«Ni Mme Merkel ni moi n’étions en fonction lorsqu’on a décidé de faire rentrer la Grèce dans l’euro. […] Ce fut une erreur.» Ces propos sont ceux de Nicolas Sarkozy à la télévision française le 27 octobre dernier. Quelle est la nature de l’erreur à laquelle le Président français fait-il allusion ? Probablement aux conditions qui ont favorisé l’adhésion de la Grèce à l’euro il y a 10 ans de cela : le maquillage de ses comptes, et une probable sous-estimation des conséquences de la faiblesse des pays adhérents de la part des Eurocrates.
En 1998, la Grèce n’était pas parvenue pas à satisfaire la plupart des critères de convergence pour être admise dans la zone euro, en particulier le déficit limité à 3% du PIB, puisque son déficit représentait déjà alors 4% de son PIB. Son Premier ministre, Costas Simitis, va faire adopter une politique d’austérité à son pays, assortie de privatisations, de hausses d’impôts et du blocage des salaires des fonctionnaires, et en décembre 1999, l’UE décide de lever la décision qui constatait le déficit excessif de la Grèce. Un mois plus tard, la drachme est dévaluée.
En avril 2000, des élections législatives anticipées ont lieu, au terme desquelles le PASOK (le parti socialiste grec) est réélu de justesse. La presse salue alors les performances du nouveau gouvernement : l’inflation passe de 8% à 2%, et le déficit de 10% à 2%. La capitalisation double à la bourse d’Athènes. Au même moment, la Commission européenne, la BCE et Robert Goebbels, un Eurocrate luxembourgeois, se manifestent très positivement en faveur de l’entrée de la Grèce dans l’euro. Certains Eurocrates émettent des doutes, mais les avertissements, souvent exprimés à mots couverts, sont brouillés dans des rapports volumineux, et personne n’ose s’opposer ouvertement à l’adhésion de la Grèce.
En réalité, les chiffres présentés ont été gonflés avec une surestimation des excédents des caisses d’assurance sociale et une astuce pour comptabiliser les commandes d’armement, qui ont donné l’illusion de la réduction du déficit grec de 4% en 1997, à 1,8% en 1999. Le déficit réel avait été de 6,6% en 1997 ; il avait bien été réduit de façon importante en 1999, mais il était toujours de 3,4%.

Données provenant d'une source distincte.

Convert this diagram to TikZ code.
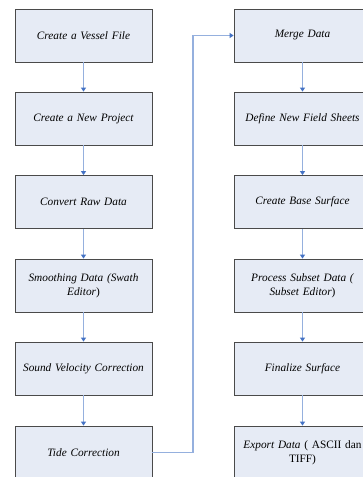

Avec sa dette à 104% de son PIB, la Grèce ne satisfaisait cependant toujours pas le critère lié à l’endettement du pays candidat, qui ne devait pas être supérieur à 60% du PIB. Mais comme d’autres pays (dont la Belgique) avaient été acceptés sans satisfaire ce critère, il était devenu difficile de l’opposer à la Grèce.
Pourtant, son entrée dans l’euro ne fait guère l’unanimité, surtout en Allemagne, où le ministre de l’Economie Otto Graf Lambsdorff parle d’« erreur capitale ». Un député hollandais, Johannes Blokland, évoque des « cadavres dans le placard » et prophétise « une grande dette cachée de l’Etat ». Mais la Grèce obtient le soutien de la France, parce qu’un nouveau membre offre un contrepoids supplémentaire contre l’Allemagne. En outre, dans un contexte où l’euro était en difficulté contre le billet vert, l’entrée d’un nouveau pays donnait un signal d’attractivité de la monnaie unique. Deux votes sont organisés pour décider de son adhésion, qui remportent chacun d’eux environ 380 voix contre 40 voix contre, et 80 abstentions. Le 1er janvier 2001, la Grèce est membre de la zone euro.